During the last week of February 2020, the S&P 500 lost 11.49 percent — the worst week for stocks since the 2008 financial crisis — only to jump by 4.6 percent on the first Monday in March. This drop was largely driven by fears about the potential effects of the coronavirus (COVID-19) and its impact on the global economy. Although many market observers agreed that the market was due for a correction anyway, the unpredictability, strength, and suddenness of the historic drop was unnerving for even the most seasoned investors. If recent volatility is causing you to consider cashing out of your stock holdings, it may be worthwhile to take a step back and put recent events into perspective, using history as a guide.
A look back
Since the turn of the millennium, the market's negative response to health crises has been relatively short-lived. As this table shows, approximately six months after early reports of a major outbreak, the S&P 500 bounced back by an average of 10.47 percent. After 12 months, it rebounded by an average of 17.17 percent. Although there are no guarantees the current situation will follow a similar pattern, it may be reassuring to know that over even longer periods of time, stocks typically regain their upward trajectory, helping long-term investors who hold steady to recoup their temporary losses, catch their breath, and go on to pursue their goals.
Source: Dow Jones Market Data, as cited on foxbusiness.com, January 27, 2020. Stocks are represented by the Standard & Poor's 500 price index. Returns reflect the change in price, but not the reinvestment of dividends. The S&P 500 is an unmanaged index that is generally considered to be representative of the U.S. stock market. Returns shown do not reflect taxes, fees, brokerage commissions, or other expenses typically associated with investing. The performance of an unmanaged index is not indicative of the performance of any particular investment. Individuals cannot invest directly in any index. Actual results will vary.
*End of month during which early incidents of outbreak were reported.

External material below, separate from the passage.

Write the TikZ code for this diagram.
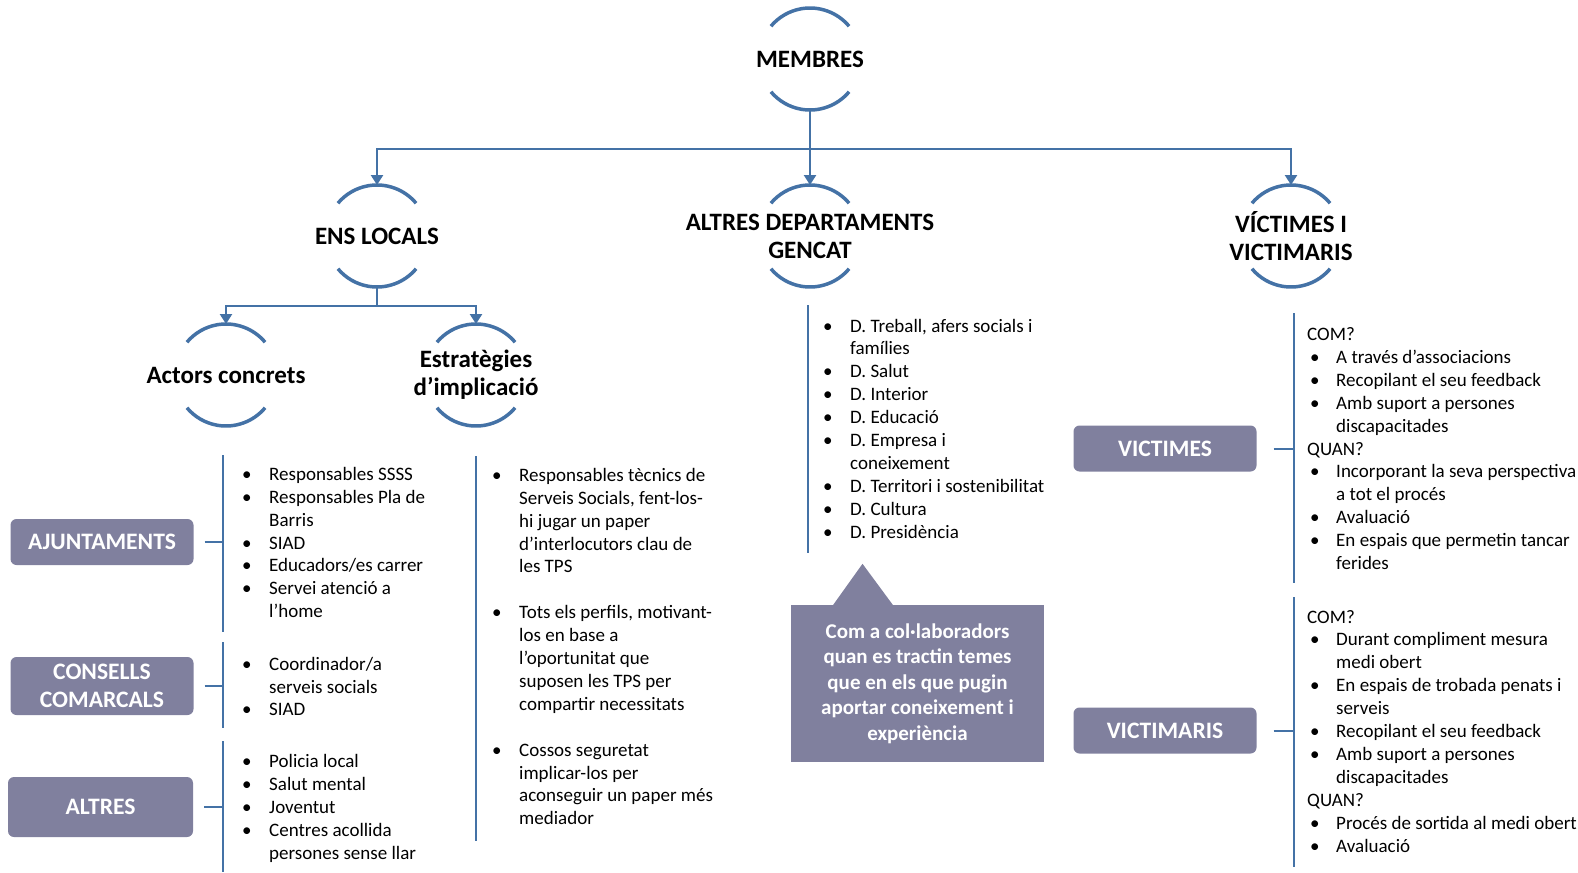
\documentclass[tikz,border=0pt]{standalone}
\usepackage{fontspec}
\setmainfont{Carlito}
\usetikzlibrary{arrows.meta, positioning, calc}
\definecolor{linkblue}{RGB}{68,114,166}
\definecolor{tagpurple}{RGB}{128,128,158}
\newcommand{\bodyfont}{\fontsize{19}{22.9}\selectfont}
\newcommand{\headfont}{\fontsize{25}{28}\selectfont\bfseries}
\newcommand{\tagfont}{\fontsize{23.6}{28}\selectfont\bfseries}
\newcommand{\notefont}{\fontsize{21}{25.4}\selectfont\bfseries}
\newcommand{\itm}{\textbullet &}
\newcommand{\ask}[1]{\multicolumn{2}{@{}l@{}}{#1}}

\begin{document}
\begin{tikzpicture}[x=1pt, y=1pt,
  ring/.style={circle, minimum size=102pt, inner sep=0pt, outer sep=0pt},
  ringtext/.style={font=\headfont, align=center, inner sep=0pt},
  arcline/.style={draw=linkblue, line width=3.5pt},
  link/.style={draw=linkblue, line width=2.5pt},
  bracket/.style={draw=linkblue, line width=2pt},
  tag/.style={fill=tagpurple, rounded corners=6pt, text=white, font=\tagfont, align=center, inner sep=0pt, minimum width=183pt, minimum height=46pt},
  items/.style={anchor=west, inner sep=0pt, font=\bodyfont},
  >={Triangle[length=10pt, width=12pt]}
]
\useasboundingbox (0,0) rectangle (1578,-872);

% rings and their titles
\node[ring] (membres) at (810,-59) {};
\node[ring] (ens) at (377,-236) {};
\node[ring] (altres) at (810,-236) {};
\node[ring] (victimes) at (1291,-236) {};
\node[ring] (actors) at (226,-375) {};
\node[ring] (estrat) at (476,-375) {};
\foreach \r in {membres, ens, altres, victimes, actors, estrat} {
  \draw[arcline] (\r.40) arc (40:140:51);
  \draw[arcline] (\r.-40) arc (-40:-140:51);
}
\node[ringtext] at (membres) {MEMBRES};
\node[ringtext] at (ens) {ENS LOCALS};
\node[ringtext] at (altres) {ALTRES DEPARTAMENTS\\GENCAT};
\node[ringtext] at (victimes) {VÍCTIMES I\\VICTIMARIS};
\node[ringtext] at (actors) {Actors concrets};
\node[ringtext] at (estrat) {Estratègies\\d’implicació};

% tree
\coordinate (topbus) at ($(membres.south)+(0,-39)$);
\draw[link] (membres.south) -- (topbus);
\draw[link, ->] (topbus) -| (ens.north);
\draw[link, ->] (topbus) -- (altres.north);
\draw[link, ->] (topbus) -| (victimes.north);
\coordinate (ensbus) at ($(ens.south)+(0,-19)$);
\draw[link] (ens.south) -- (ensbus);
\draw[link, ->] (ensbus) -| (actors.north);
\draw[link, ->] (ensbus) -| (estrat.north);

% left tags
\node[tag] (ajunt) at (102,-542) {AJUNTAMENTS};
\node[tag, minimum height=58pt] (consells) at (102,-686) {CONSELLS\\COMARCALS};
\node[tag, minimum height=60pt, minimum width=185pt] (altresloc) at (100.5,-807) {ALTRES};
\draw[bracket] (223,-455) -- (223,-632);
\draw[bracket] (223,-642) -- (223,-728);
\draw[bracket] (223,-741) -- (223,-872);
\draw[bracket] ([xshift=11pt]ajunt.east) -- ++(19,0);
\draw[bracket] ([xshift=11pt]consells.east) -- ++(19,0);
\draw[bracket] ([xshift=11pt]altresloc.east) -- ++(19,0);

\node[items] (ajlist) at (242,-544.5) {\begin{tabular}{@{}p{27pt}@{}l@{}}
\itm Responsables SSSS\\
\itm Responsables Pla de\\
 & Barris\\
\itm SIAD\\
\itm Educadors/es carrer\\
\itm Servei atenció a\\
 & l’home
\end{tabular}};
\node[items] (conslist) at (242,-688.5) {\begin{tabular}{@{}p{27pt}@{}l@{}}
\itm Coordinador/a\\
 & serveis socials\\
\itm SIAD
\end{tabular}};
\node[items] (altlist) at (242,-809) {\begin{tabular}{@{}p{27pt}@{}l@{}}
\itm Policia local\\
\itm Salut mental\\
\itm Joventut\\
\itm Centres acollida\\
 & persones sense llar
\end{tabular}};

% strategies
\draw[bracket] (476,-456) -- (476,-841);
\node[items] (estlist) at (492,-648.5) {\begin{tabular}{@{}p{27pt}@{}l@{}}
\itm Responsables tècnics de\\
 & Serveis Socials, fent-los-\\
 & hi jugar un paper\\
 & d’interlocutors clau de\\
 & les TPS\\
 & \\
\itm Tots els perfils, motivant-\\
 & los en base a\\
 & l’oportunitat que\\
 & suposen les TPS per\\
 & compartir necessitats\\
 & \\
\itm Cossos seguretat\\
 & implicar-los per\\
 & aconseguir un paper més\\
 & mediador
\end{tabular}};

% departments
\draw[bracket] (808,-305) -- (808,-553);
\node[items] (deplist) at (823,-430.5) {\begin{tabular}{@{}p{27pt}@{}l@{}}
\itm D. Treball, afers socials i\\
 & famílies\\
\itm D. Salut\\
\itm D. Interior\\
\itm D. Educació\\
\itm D. Empresa i\\
 & coneixement\\
\itm D. Territori i sostenibilitat\\
\itm D. Cultura\\
\itm D. Presidència
\end{tabular}};
\node[fill=tagpurple, text=white, font=\notefont, align=center, inner sep=0pt,
  minimum width=253pt, minimum height=157pt] (collab) at (917.5,-683.5)
  {Com a col·laboradors\\quan es tractin temes\\que en els que pugin\\aportar coneixement i\\experiència};
\fill[tagpurple] ([xshift=-85pt, yshift=-1pt]collab.north) -- ([xshift=-55pt, yshift=41pt]collab.north)
  -- ([xshift=-24pt, yshift=-1pt]collab.north) -- cycle;

% victims and offenders
\node[tag] (victag) at (1165,-448.5) {VICTIMES};
\node[tag] (offtag) at (1165,-730.5) {VICTIMARIS};
\draw[bracket] (1294,-313) -- (1294,-583);
\draw[bracket] (1294,-597) -- (1294,-867);
\draw[bracket] ([xshift=17pt]victag.east) -- ++(20,0);
\draw[bracket] ([xshift=17pt]offtag.east) -- ++(20,0);
\node[items] (viclist) at (1307,-450.5) {\begin{tabular}{@{\hspace{3pt}}p{26pt}@{}l@{}}
\ask{COM?}\\
\itm A través d’associacions\\
\itm Recopilant el seu feedback\\
\itm Amb suport a persones\\
 & discapacitades\\
\ask{QUAN?}\\
\itm Incorporant la seva perspectiva\\
 & a tot el procés\\
\itm Avaluació\\
\itm En espais que permetin tancar\\
 & ferides
\end{tabular}};
\node[items] (offlist) at (1307,-733) {\begin{tabular}{@{\hspace{3pt}}p{26pt}@{}l@{}}
\ask{COM?}\\
\itm Durant compliment mesura\\
 & medi obert\\
\itm En espais de trobada penats i\\
 & serveis\\
\itm Recopilant el seu feedback\\
\itm Amb suport a persones\\
 & discapacitades\\
\ask{QUAN?}\\
\itm Procés de sortida al medi obert\\
\itm Avaluació
\end{tabular}};
\end{tikzpicture}
\end{document}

**H1N1 occurred during the financial crisis, when, as during other periods, many different factors influenced stock market performance.
What should you do?
First, keep in mind that market downturns sometimes offer the chance to pick up potentially solid stocks at value prices, which could position a portfolio well for future growth. There are no guarantees that stocks will perform to anyone's expectations — and decisions could result in losses including a possible loss in principal — but remember that many investors use downturns as opportunities to buy stocks that were previously overvalued relative to their perceived earnings potential.
Additionally, if you typically invest set amounts into your portfolio at regular intervals — a strategy commonly used in workplace retirement plans and college investment plans — take heart in knowing you are utilizing a method of investing that helps you behave like the value investors noted above. Your investment dollars purchase fewer shares when prices are high, and more shares when prices drop. Essentially, in a down market, you automatically "buy low," one of the most fundamental investment tenets. Over extended periods of volatility, this can result in a lower average cost for your holdings than the investment's average price over the same time period.
Finally and perhaps most important, during trying times like this, it may help to focus less on daily market swings and more on the fundamentals; that is, review your investment objectives and time horizon, and revisit your asset allocation to make sure it's still appropriate for your needs.
After considering the points here, if you still have questions about how changing market dynamics are affecting your portfolio, contact your financial professional. Often a third-party perspective can help alleviate any worries you may still hold. ESB Insurance & Financial Services are always here for your investment needs, and we want to help you pursue your financial goals.
Periodic investment plans do not assure a profit or protect against a loss in declining markets. Such plans involve continuous investment in securities regardless of fluctuating price levels. Investors should consider their financial ability to continue purchases through periods of low price levels.
Investing involves risk including the potential loss of principal. No investment strategy can guarantee a profit or protect against loss periods of declining values. Past performance is no guarantee of future results. Please note that individual situations can vary. Therefore, the information presented here should only be relied upon when coordinated with individual professional advice.
1 Based on data reported in WSJ Market Data Center, February 28, 2020, and March 2, 2020. Performance reflects price change, not total return. Because it does not include dividends or splits, it should not be used to benchmark performance of specific investments.